Product bundling is not only a promotional strategy, but it’s also a good opportunity for you to clear unwanted stock off your inventory. If a product isn’t moving as quickly as you hope or has been in stock for too long, you can pair it with a faster-moving merchandise.
That’s what exactly the T-We Tea did. The specialty tea retailer realized that their low-margin products (tea accessories) were moving quicker than their high-margin ones (specialty teas). This brought about the creation of offering specialty tea and tea accessory as a paired bundle.
8/ Gift Set Bundles
Gift guides are important for shoppers who are always on the go. Plus, most of the time, shoppers look for inspirations when they are about to give gifts to their loved ones, friends, and acquaintances.
So, when shoppers are busy looking for the perfect gifts, present them with irresistible gift set bundles. Gift set bundling works because customers want the best gifts. Their mindset is that the more items they can give as a gift, the better chance that the recipient will appreciate it.
Gift sets are typically done during the holidays because shoppers are in the gift-giving mood. For instance, Miniwood Design takes advantage of this time by offering shoppers with holiday gift sets.
9/ BOGO Style Bundling (Buy X Get Y)
BOGO (Buy One, Get One) style bundling is a type of product bundling that offers shoppers with a discounted or free item when they purchase a full priced product.
This is best recommended for one-time use products (e.g.: Hair straighteners), meaning a customer won’t likely return to your store to buy that similar item.
One-time use or purchase products are usually more expensive and slow-moving consumer products. Since you already know that shoppers won’t visit you again to buy the same product, you can motivate your shoppers by pairing the one-time use product with either a free item, a discounted product or a gift card.
You can also use the free product or special discount to encourage customers to add more items to their carts or to hit a minimum order price.
For instance, Saratoga Supplements has a 15% off BOGO offer to all shoppers with over $50 order.
Practical Tips on How to Put Product Bundles
At first, creating an effective product bundle can be overwhelming and daunting.
Online stores won’t just have to worry about understanding their customer’s needs and wants, but they also must ensure their profitability, inventory, and overall supply chain management.
Here are some of the best tips when creating your product bundles:
- Emphasize on savings – The cost savings for your customers is an important aspect for your product bundles to be successful. Shoppers must feel that the bundle is worth it. However, the cost savings don’t have to be huge, but they must be noticeable. Again, play with customer value perception.

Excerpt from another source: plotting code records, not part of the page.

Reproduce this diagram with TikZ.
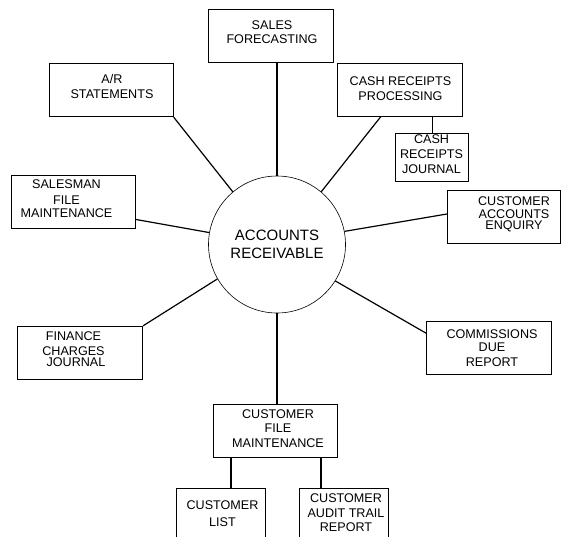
\documentclass[tikz,border=0pt]{standalone}
\usepackage{fontspec}
\setmainfont{Liberation Sans}
\usetikzlibrary{calc}
\begin{document}
\begin{tikzpicture}[x=1pt,y=-1pt,
  box/.style={draw, line width=0.8pt, inner sep=0pt, minimum width=#1, minimum height=53pt},
  box/.default=125pt,
  lbl/.style={align=center, inner sep=0pt, font=\fontsize{12.6}{14}\selectfont},
  spoke/.style={line width=1.2pt},
  link/.style={line width=1.2pt}]
\useasboundingbox (0,0) rectangle (561,536);
\clip (0,0) rectangle (561,536);
% central circle
\node[circle, draw, line width=0.6pt, minimum size=137pt, inner sep=0pt,
      align=center, font=\fontsize{15}{18.4}\selectfont] (ar) at (277,244.5) {ACCOUNTS\\RECEIVABLE};
% boxes
\node[box] (sales) at (270.5,35.5) {};
\node[box=124pt] (arst) at (111.3,90.3) {};
\node[box] (crp) at (400.2,89.7) {};
\node[box=73.3pt, minimum height=48.4pt] (crj) at (431.7,157.5) {};
\node[box=124pt] (sm) at (73,202) {};
\node[box=113.2pt] (cae) at (503.9,217) {};
\node[box] (fcj) at (80.2,352.7) {};
\node[box] (cdr) at (489.2,348.3) {};
\node[box=124pt] (cfm) at (275.3,431.3) {};
\node[box=89pt] (cl) at (221.2,514.8) {};
\node[box=89.3pt] (catr) at (343.7,514.8) {};
% labels
\node[lbl] (salesT) at (272,32.5) {SALES\\FORECASTING};
\node[lbl] (arstT) at (112,86) {A/R\\[1pt]STATEMENTS};
\node[lbl] (crpT) at (400.5,88.9) {CASH RECEIPTS\\[0.7pt]PROCESSING};
\node[lbl] (crjT) at (431.5,154.5) {CASH\\[1pt]RECEIPTS\\[1pt]JOURNAL};
\node[lbl] (smT) at (66.5,198.3) {SALESMAN\\[2pt]FILE\\[-1pt]MAINTENANCE};
\node[lbl] (caeT) at (514,214.2) {CUSTOMER\\[-1pt]ACCOUNTS\\[-2.5pt]ENQUIRY};
\node[lbl] (fcjT) at (73.5,349.5) {FINANCE\\[0.5pt]CHARGES\\[-2.5pt]\hspace*{5pt}JOURNAL};
\node[lbl] (cdrT) at (492,348.2) {COMMISSIONS\\[-1pt]DUE\\[1.5pt]REPORT};
\node[lbl] (cfmT) at (278,428.7) {CUSTOMER\\FILE\\[1.5pt]MAINTENANCE};
\node[lbl] (clT) at (222.5,513.7) {CUSTOMER\\[2.5pt]LIST};
\node[lbl] (catrT) at (346,512.5) {CUSTOMER\\[1.5pt]AUDIT TRAIL\\[-0.5pt]REPORT};
% spokes
\draw[spoke] (ar.north) -- (ar.north |- sales.south);
\draw[spoke] (ar.130) -- (arst.south east);
\draw[spoke] (ar.50.9) -- ($(crp.south west)!0.346!(crp.south east)$);
\draw[spoke] (ar.170) -- ($(sm.south east)!0.177!(sm.north east)$);
\draw[spoke] (ar.11) -- ([yshift=3pt]cae.west);
\draw[spoke] (ar.210.2) -- (fcj.north east);
\draw[spoke] (ar.328.8) -- ([yshift=15pt]cdr.west);
\draw[spoke] (ar.south) -- (ar.south |- cfm.north);
% sub links
\draw[link] ([xshift=0.6pt]crj.north) -- ([xshift=0.6pt]crj.north |- crp.south);
\draw[link] ([xshift=9.8pt]cl.north) -- ([xshift=9.8pt]cl.north |- cfm.south);
\draw[line width=1.8pt] ([xshift=-22.7pt]catr.north) -- ([xshift=-22.7pt]catr.north |- cfm.south);
\end{tikzpicture}
\end{document}
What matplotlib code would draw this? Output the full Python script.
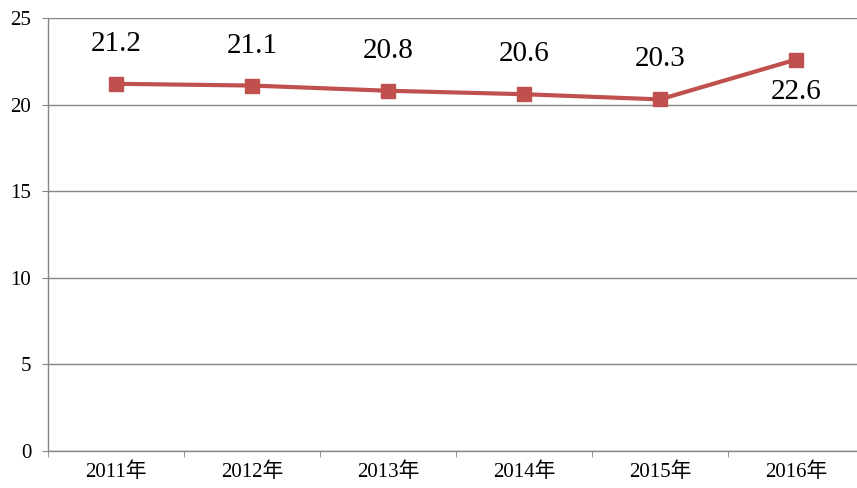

- Take a look at your stock – Before creating your bundles, gauge if you’ll be able to supply the possible surge in demand. If one item from a bundle runs out, then the whole product bundle will be messed up.
- Be mindful of your profit margins – You want to be profitable with your bundled offerings. If you want to steer clear of huge price discounts, consider incorporating a really enticing free product with a good margin.
- Test and measure performance – Keep track of your bundled product’s performance. Monitor closely if you’re actually getting a good traction of the product bundle or not. See if there’s a negative impact on other products.
Putting Together Your Success
For your online store to benefit from product bundling successfully, you need to carefully consider a lot of factors, such customer demands, profit margin, inventory levels, and supply chain management.
We have presented you with different ways to assess whether or not you are capable of offering product bundles.
If you decide that product bundling is right for you, then choose from our complete list of product bundle types for your online store and start putting together your success.